Leg een schrijfblok naast je bed en als je dan ’s nachts een brainwave krijgt, schrijf die dan meteen op als je wakker wordt. Een heel goede tip voor schrijvers, maar in de praktijk komt er bij mij in ieder geval weinig van terecht. Al die geweldige ideeën die ik droom of die op poppen in dat grensgebied tussen diepe slaap en bijna wakker lossen op in het niets zodra ik naast mijn bed sta. Dan krijg ik kopjes van twee hongerige katten, moet ik plassen en wil ik koffie. Behalve gisterochtend.
Zoals ik vaker vertel, ben ik volop bezig met het schrijven van Anderland, deel 3 van mijn Leegland-trilogie. Ik heb vorig jaar al een flink deel geschreven, nog redelijk ongestructureerd, maar wel richting een vaag einde.
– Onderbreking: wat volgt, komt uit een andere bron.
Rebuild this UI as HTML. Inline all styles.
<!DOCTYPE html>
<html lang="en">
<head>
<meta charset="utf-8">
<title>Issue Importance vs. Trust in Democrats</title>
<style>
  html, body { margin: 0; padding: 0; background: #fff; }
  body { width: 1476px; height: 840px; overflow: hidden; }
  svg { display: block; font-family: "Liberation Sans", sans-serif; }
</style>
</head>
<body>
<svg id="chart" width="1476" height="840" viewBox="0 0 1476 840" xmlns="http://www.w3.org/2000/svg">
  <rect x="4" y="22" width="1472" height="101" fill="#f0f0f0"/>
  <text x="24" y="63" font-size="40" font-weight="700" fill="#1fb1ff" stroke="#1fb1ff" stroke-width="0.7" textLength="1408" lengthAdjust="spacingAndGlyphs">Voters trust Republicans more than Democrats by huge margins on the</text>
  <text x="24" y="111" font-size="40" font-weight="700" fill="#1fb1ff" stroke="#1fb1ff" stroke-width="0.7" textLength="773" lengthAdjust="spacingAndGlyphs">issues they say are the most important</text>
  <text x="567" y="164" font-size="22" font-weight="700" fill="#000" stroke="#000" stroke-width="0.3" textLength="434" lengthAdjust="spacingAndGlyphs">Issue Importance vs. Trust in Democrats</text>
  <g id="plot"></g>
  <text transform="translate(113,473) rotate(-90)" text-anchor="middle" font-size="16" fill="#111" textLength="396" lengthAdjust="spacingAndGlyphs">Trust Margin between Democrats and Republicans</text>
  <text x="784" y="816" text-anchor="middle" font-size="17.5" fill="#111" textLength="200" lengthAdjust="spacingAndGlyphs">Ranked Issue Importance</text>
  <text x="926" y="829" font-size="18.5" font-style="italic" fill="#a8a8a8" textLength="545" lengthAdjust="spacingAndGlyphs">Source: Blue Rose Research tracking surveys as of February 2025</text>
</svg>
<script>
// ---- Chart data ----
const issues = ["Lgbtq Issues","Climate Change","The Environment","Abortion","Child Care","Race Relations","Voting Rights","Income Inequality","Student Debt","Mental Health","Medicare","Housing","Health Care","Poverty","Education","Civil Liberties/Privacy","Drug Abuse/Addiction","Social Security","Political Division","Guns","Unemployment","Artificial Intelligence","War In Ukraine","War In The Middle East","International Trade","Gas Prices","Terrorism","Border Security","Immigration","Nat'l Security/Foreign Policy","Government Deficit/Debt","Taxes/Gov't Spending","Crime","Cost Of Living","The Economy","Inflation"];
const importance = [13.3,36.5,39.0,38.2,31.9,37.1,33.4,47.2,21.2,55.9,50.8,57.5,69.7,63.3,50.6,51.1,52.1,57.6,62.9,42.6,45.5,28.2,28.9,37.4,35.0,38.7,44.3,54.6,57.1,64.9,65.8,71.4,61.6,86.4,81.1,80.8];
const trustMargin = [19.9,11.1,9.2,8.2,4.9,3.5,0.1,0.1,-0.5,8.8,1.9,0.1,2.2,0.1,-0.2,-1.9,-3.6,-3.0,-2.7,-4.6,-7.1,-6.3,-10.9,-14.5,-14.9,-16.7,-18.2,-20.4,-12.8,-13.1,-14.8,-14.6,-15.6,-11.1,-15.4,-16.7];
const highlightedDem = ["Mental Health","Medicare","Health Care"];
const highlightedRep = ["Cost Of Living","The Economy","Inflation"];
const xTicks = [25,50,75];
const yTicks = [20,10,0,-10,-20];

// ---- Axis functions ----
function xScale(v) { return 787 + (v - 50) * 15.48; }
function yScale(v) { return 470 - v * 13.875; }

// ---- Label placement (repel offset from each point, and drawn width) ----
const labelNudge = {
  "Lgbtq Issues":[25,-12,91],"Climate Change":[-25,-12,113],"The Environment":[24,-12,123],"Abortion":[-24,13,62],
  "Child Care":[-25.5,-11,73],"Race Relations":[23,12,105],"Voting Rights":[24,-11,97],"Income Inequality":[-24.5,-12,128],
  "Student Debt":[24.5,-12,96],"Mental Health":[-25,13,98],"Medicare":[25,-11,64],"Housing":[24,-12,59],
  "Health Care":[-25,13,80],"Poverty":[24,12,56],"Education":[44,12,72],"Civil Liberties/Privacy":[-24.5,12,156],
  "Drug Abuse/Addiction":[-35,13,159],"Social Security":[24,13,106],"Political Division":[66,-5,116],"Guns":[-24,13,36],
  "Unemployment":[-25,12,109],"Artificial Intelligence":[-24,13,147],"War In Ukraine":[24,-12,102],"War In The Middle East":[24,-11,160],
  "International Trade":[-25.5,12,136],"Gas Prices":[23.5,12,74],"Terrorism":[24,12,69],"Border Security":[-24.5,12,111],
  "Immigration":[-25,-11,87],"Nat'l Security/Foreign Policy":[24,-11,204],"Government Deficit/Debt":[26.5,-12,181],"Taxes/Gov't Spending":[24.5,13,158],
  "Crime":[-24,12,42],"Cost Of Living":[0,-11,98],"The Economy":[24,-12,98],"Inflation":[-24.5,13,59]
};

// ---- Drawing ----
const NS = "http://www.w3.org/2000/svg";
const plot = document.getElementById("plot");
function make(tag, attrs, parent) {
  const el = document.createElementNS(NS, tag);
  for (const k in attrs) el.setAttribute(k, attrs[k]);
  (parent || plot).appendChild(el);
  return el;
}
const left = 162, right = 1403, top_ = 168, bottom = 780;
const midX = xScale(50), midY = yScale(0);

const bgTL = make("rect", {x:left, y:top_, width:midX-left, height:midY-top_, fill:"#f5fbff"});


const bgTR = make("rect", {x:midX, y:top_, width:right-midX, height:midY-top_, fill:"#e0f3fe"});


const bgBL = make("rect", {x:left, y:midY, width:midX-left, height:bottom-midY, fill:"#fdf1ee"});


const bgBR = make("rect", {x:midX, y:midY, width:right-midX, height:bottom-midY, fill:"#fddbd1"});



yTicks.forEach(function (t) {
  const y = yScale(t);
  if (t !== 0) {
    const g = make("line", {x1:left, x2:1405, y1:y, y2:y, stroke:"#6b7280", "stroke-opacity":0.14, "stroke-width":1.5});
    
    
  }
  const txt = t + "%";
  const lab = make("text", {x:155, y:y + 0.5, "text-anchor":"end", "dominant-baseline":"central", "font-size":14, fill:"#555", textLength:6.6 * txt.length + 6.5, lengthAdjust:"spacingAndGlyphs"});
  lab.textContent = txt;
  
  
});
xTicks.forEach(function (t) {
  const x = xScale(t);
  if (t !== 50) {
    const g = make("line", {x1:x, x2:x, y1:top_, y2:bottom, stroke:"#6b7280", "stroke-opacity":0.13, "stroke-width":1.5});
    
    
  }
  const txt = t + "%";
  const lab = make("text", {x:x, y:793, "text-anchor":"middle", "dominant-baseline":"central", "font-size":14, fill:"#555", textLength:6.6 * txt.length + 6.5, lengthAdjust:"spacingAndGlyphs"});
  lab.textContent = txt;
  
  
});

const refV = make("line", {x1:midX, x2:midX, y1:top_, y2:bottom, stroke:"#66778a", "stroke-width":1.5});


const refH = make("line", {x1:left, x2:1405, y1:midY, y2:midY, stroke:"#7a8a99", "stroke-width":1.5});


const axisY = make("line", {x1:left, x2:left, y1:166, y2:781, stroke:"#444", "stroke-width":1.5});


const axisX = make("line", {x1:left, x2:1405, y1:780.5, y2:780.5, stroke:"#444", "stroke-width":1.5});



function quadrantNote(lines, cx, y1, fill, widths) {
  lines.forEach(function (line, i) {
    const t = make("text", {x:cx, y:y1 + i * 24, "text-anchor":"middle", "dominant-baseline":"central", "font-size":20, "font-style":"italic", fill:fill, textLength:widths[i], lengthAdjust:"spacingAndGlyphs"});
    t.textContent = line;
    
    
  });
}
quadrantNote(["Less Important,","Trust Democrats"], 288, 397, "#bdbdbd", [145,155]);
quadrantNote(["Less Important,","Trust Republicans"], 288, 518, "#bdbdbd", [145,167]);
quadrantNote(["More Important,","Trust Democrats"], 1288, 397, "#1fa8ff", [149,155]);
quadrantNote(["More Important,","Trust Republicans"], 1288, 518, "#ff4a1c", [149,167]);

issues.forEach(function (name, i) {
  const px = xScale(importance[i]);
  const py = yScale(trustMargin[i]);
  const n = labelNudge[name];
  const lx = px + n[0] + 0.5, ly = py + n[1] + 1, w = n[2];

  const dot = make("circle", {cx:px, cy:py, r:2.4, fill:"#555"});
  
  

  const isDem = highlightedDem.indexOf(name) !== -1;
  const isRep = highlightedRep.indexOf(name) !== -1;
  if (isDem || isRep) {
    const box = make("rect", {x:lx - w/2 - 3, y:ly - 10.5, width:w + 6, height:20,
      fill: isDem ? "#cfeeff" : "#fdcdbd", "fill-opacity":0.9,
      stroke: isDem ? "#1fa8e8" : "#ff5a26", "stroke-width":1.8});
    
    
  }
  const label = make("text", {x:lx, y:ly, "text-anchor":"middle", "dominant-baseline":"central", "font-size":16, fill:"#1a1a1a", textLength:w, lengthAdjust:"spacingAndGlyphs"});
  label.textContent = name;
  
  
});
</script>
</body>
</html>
Ik weet namelijk ongeveer hoe de trilogie moet aflopen, maar niet precies. Ik heb wel een einde opgeschreven, maar ik was er nog lang niet tevreden over. En we moeten natuurlijk wel met een knal de wereld van Leegland verlaten.
Wat wil Julius?
Eergisternacht sliep ik dus in, nog namijmerend over de vraag hoe ik Anderland op de perfecte manier kan laten aflopen. En dat is dus de beste tip: concentreer je voor het slapen gaan op de vraag die je als schrijver hebt en dan geeft je onderbewuste hopelijk antwoord. Dan moet je dat antwoord natuurlijk ’s ochtends nog wel weten, maar echt goede ideeën blijven hangen. Zo viel ik tijdens het schrijven van Leegland vaak in slaap met de prangende vraag Wat Wil Julius? Het antwoord liet heel lang op zich wachten. Misschien wel omdat mijn onderbewuste toen al wist dat Julius wel veel kon willen, maar dat het universum hem vreselijk te grazen zou gaan nemen. Geen spoilers, maar wie Leegland heeft gelezen, snapt meteen wat ik bedoel.
Ei van Columbus!
Nu viel ik dus in slaap met de vraag: hoe brei ik een spannend, onverwacht en toch bevredigend einde aan Anderland en daarmee aan de hele trilogie? En ik werd wakker met een glashelder beeld dat helemaal klopt. Maar dan ook helemaal. Nog voor de koffie de Mac opgestart en achter elkaar opgeschreven wat ik in mijn halfslaap had gezien. Uren later alles teruggelezen en ja, het idee stond nog steeds als een huis. Want dat is ook soms een probleem: dan denk je dat je het ei van Columbus hebt gevonden, schrijf je het razendsnel op en zie je de dag erna dat er slechts eierstruif en enkele gebroken eierschalen zijn overgebleven van dat briljante idee.
Schrappen en schrijven
Hoe dan ook. Het einde van Anderland staat. Nu nog de weg ernaartoe goed opschrijven. Dat is de volgende uitdaging. De meeste scènes en ideeën die ik een jaar lang heb genoteerd mogen blijven, want ze leiden naar dat ene einde. Maar niet allemaal. Er moet ook weer flink geschrapt en bijgeschreven worden. Ik heb er zin in. Want dat einde geeft mij het houvast om Anderland een flinke schop te geven. Aan de slag!
Heerlijk hè, als zoiets gebeurd! Succes.